Sure, the styles seem endless and even picayune. Nonetheless, I’m afraid this comprehensive list is missing some of the world’s grandest styles, namely:
Fraternity Beer. Indiscriminate lager with generous foam character and hazy memories. Served from an artisan half-barrel with ample hand-pumped oxygen for nuanced red-plastic-cup-like aroma. Light, fruity esters are evident, but you will be reluctant to comment on them in mixed company. Note: Varieties exhibiting actual flavor should be entered in the “Session” category. Subcategories include Beer Pong Beer and Chug-Chug-Chug!
Lawnmower Beer. An American-style lager with indeterminate color and aroma because it is always consumed directly from an aluminum can. Flavor ranges from cold to ice cold. American hops are present on the label. Subcategories include Tailgate Beer and My Old Man’s Beer.
Cult Beer. An imperial stout, triple IPA or sour ale brewed in extremely small quantities for maximum attenuation of the consumer’s wallet. Typically made with supplementary ingredients (don’t call them “adjuncts”). Barrel-aging is permissible if it tasted like crap after primary fermentation. Must be named after a czar or saint.
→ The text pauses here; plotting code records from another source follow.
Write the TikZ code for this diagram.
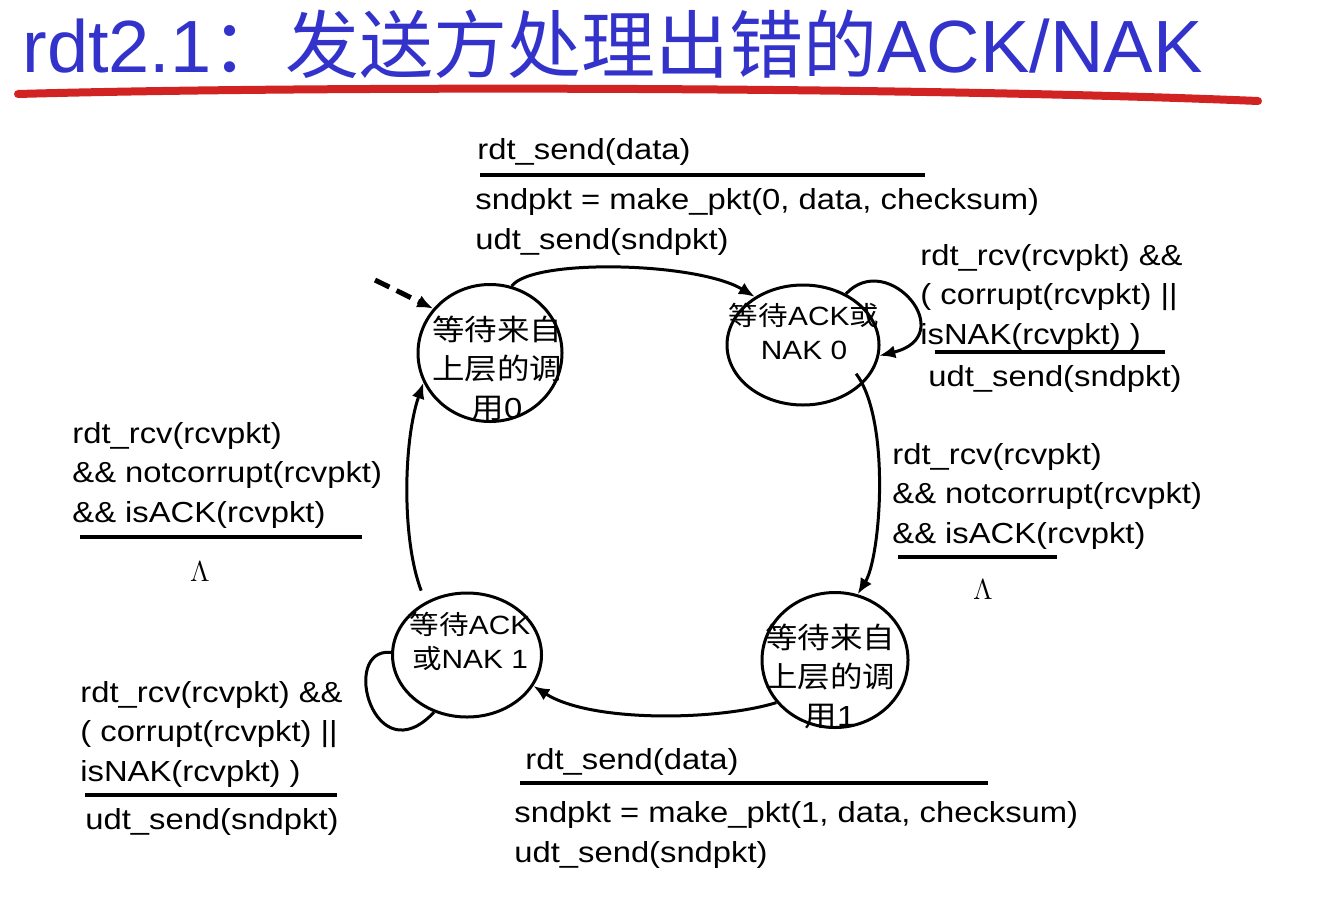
\documentclass[tikz,border=0pt]{standalone}
\usepackage{fontspec}
\setmainfont[FakeStretch=1.13]{Liberation Sans}
\newfontfamily\cjk[FakeStretch=1.12]{Noto Sans CJK SC}
\newfontfamily\ttlcjk{Noto Sans CJK SC}
\newfontfamily\ttllat{Liberation Sans}
\usetikzlibrary{arrows.meta,shapes.geometric}
\definecolor{ttl}{RGB}{51,51,204}
\definecolor{brush}{RGB}{210,35,35}
\tikzset{
  >={Latex[length=8pt,width=6.5pt]},
  state/.style={draw,ellipse,line width=1.5pt,inner sep=0pt,minimum width=74pt,minimum height=65pt},
  stxt/.style={font=\fontsize{14.5}{19.5}\selectfont\cjk,align=center,inner sep=0pt},
  ackstxt/.style={stxt,font=\fontsize{13.2}{17}\selectfont\cjk},
  lab/.style={font=\fontsize{14.5}{19.65}\selectfont,align=left,anchor=base west,inner sep=0pt},
  lam/.style={font=\fontsize{14.5}{17}\selectfont,inner sep=0pt},
  tr/.style={->,line width=1.5pt},
  rule/.style={line width=2pt},
}
\newcommand{\latn}{\rmfamily}

\begin{document}
\begin{tikzpicture}[x=0.5pt,y=-0.5pt]
\useasboundingbox (0,0) rectangle (1342,900);
% title
\node[anchor=base west,inner sep=0pt,text=ttl,font=\fontsize{37}{40}\selectfont] (title) at (22,72)
  {{\ttllat rdt2.1}{\ttlcjk ：发送方处理出错的}{\ttllat ACK/NAK}};
\draw[brush,line width=4pt,line cap=round] (18,94) .. controls (300,86) and (900,86) .. (1258,101);

% states
\node[state,minimum width=72pt,minimum height=68.5pt] (s0) at (490,353) {};
\node[state,minimum width=76pt,minimum height=60pt] (s1) at (803,345) {};
\node[state,minimum width=73pt,minimum height=67.5pt] (s2) at (835,660) {};
\node[state,minimum width=74.5pt,minimum height=62pt] (s3) at (467,655) {};
\node[stxt] (t0) at (497,368) {等待来自\\上层的调\\用{\latn 0}};
\node[ackstxt] (t1) at (804,331) {等待{\latn ACK}或\\{\latn NAK 0}};
\node[stxt] (t2) at (830,676) {等待来自\\上层的调\\用{\latn 1}};
\node[ackstxt] (t3) at (470,641) {等待{\latn ACK}\\或{\latn NAK 1}};

% transitions
\coordinate (init) at (375,280);
\draw[tr,line width=2.5pt,dash pattern=on 8pt off 4pt] (init) -- (s0.142);
\draw[tr] (s0.72) .. controls +(20,-28) and +(-58,-35) .. (s1.135);
\draw[tr] (s1.50) .. controls +(42,-45) and +(82,-20) .. (s1.-8);
\draw[tr] ([shift={(-5,-12)}]s1.-35) .. controls +(35,47) and +(23,-37) .. (s2.71);
\draw[tr] (s2.216) .. controls +(-58,18) and +(58,37) .. (s3.-25);
\draw[line width=1.5pt] (s3.178) .. controls +(-52,-5) and +(-60,64) .. (s3.240);
\draw[tr,shorten <=6pt] (s3.128) .. controls +(-24,-63) and +(-20,58) .. (s0.204);

% labels (multi-line nodes sit on their last baseline)
\node[lab] (ev01) at (477,159) {rdt\_send(data)};
\draw[rule] (480,175) -- (925,175);
\node[lab] (ac01) at (475,249) {sndpkt = make\_pkt(0, data, checksum)\\udt\_send(sndpkt)};

\node[lab] (ev11) at (920,344) {rdt\_rcv(rcvpkt) \&\&\\( corrupt(rcvpkt) ||\\isNAK(rcvpkt) )};
\draw[rule] (935,352) -- (1165,352);
\node[lab] (ac11) at (928,386) {udt\_send(sndpkt)};

\node[lab] (ev12) at (892,543) {rdt\_rcv(rcvpkt)\\\&\& notcorrupt(rcvpkt)\\\&\& isACK(rcvpkt)};
\draw[rule] (898,557) -- (1057,557);
\node[lam] (ac12) at (983,590) {$\Lambda$};

\node[lab] (ev23) at (525,769) {rdt\_send(data)};
\draw[rule] (520,783) -- (988,783);
\node[lab] (ac23) at (514,862) {sndpkt = make\_pkt(1, data, checksum)\\udt\_send(sndpkt)};

\node[lab] (ev33) at (80,781) {rdt\_rcv(rcvpkt) \&\&\\( corrupt(rcvpkt) ||\\isNAK(rcvpkt) )};
\draw[rule] (85,795) -- (337,795);
\node[lab] (ac33) at (85,829) {udt\_send(sndpkt)};

\node[lab] (ev30) at (72,522) {rdt\_rcv(rcvpkt)\\\&\& notcorrupt(rcvpkt)\\\&\& isACK(rcvpkt)};
\draw[rule] (80,537) -- (362,537);
\node[lam] (ac30) at (200,572) {$\Lambda$};
\end{tikzpicture}
\end{document}
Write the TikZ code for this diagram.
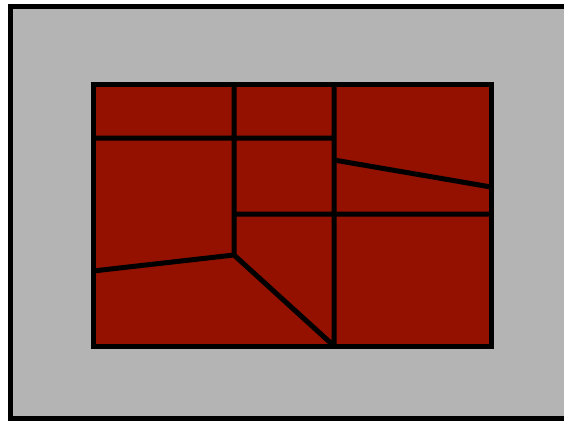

Green Beer. A hybrid style with post-fermentation chromatic enhancement, traditionally consumed and spewed in mid-March. Aroma is reminiscent of shamrocks and Axe body spray. A negligible degree of Irish extract may be perceived, to the consternation of many. Color ranges from Leprechaun to Blurry. Subcategories include Beer Bong and Spring Break.
Boilermaker. A light-bodied lager enriched with a concentrated, malt-based additive.
Chick Beer. Any beer with “winelike” flavor that totally doesn’t taste like that disgusting stuff they used to serve at college keggers. (See “Fraternity Beer.”) Complex and generally sweet, but it may exhibit a pronounced, bitter edge. Color is honey-blond with a totally hot body.
Imported Beer. Old-World style handcrafted by European master brewers and bottled in St. Louis. German varieties adhere to the fabled Reinheitsgebot, whatever that is. Perception of superiority is quickly tempered by residual regret at overpaying for an ordinary lager with a fancy label.
Session Beer. “Any style of beer . . . [whose] drinkability is a character in the overall balance.” Wait a minute . . . I’m not making that up. That’s an actual Brewers Association head-scratching definition of an invented style that can smell, taste or feel like anything, as long as it’s weak enough to drink all night. Aroma, flavor and body are reminiscent of a far stronger and superior beer.
Extreme Beer. The exact opposite of Session Beer.
Party Beer. Not to be confused with Fraternity Beer, this is any type of bottled ale or lager suitable for sharing at a friend’s party. The distinctive character of specialty ingredients should be pretentious enough to impress the host but pedestrian enough that, in the spirit of good manners, it can be left behind, unopened.
Dark Beer. Though technically a bock, porter, stout, brown ale or nearly anything other than pale American lager, all dark beer tastes the same. It’s strong and heavy and you won’t like it. Robust, roasty flavor is complemented by complaints that you “never drink dark beer.” Finish is yucky.
Free Beer. Unanimously regarded as the world’s finest style, especially when generously shared with friends. Unless it’s Michelob Ultra.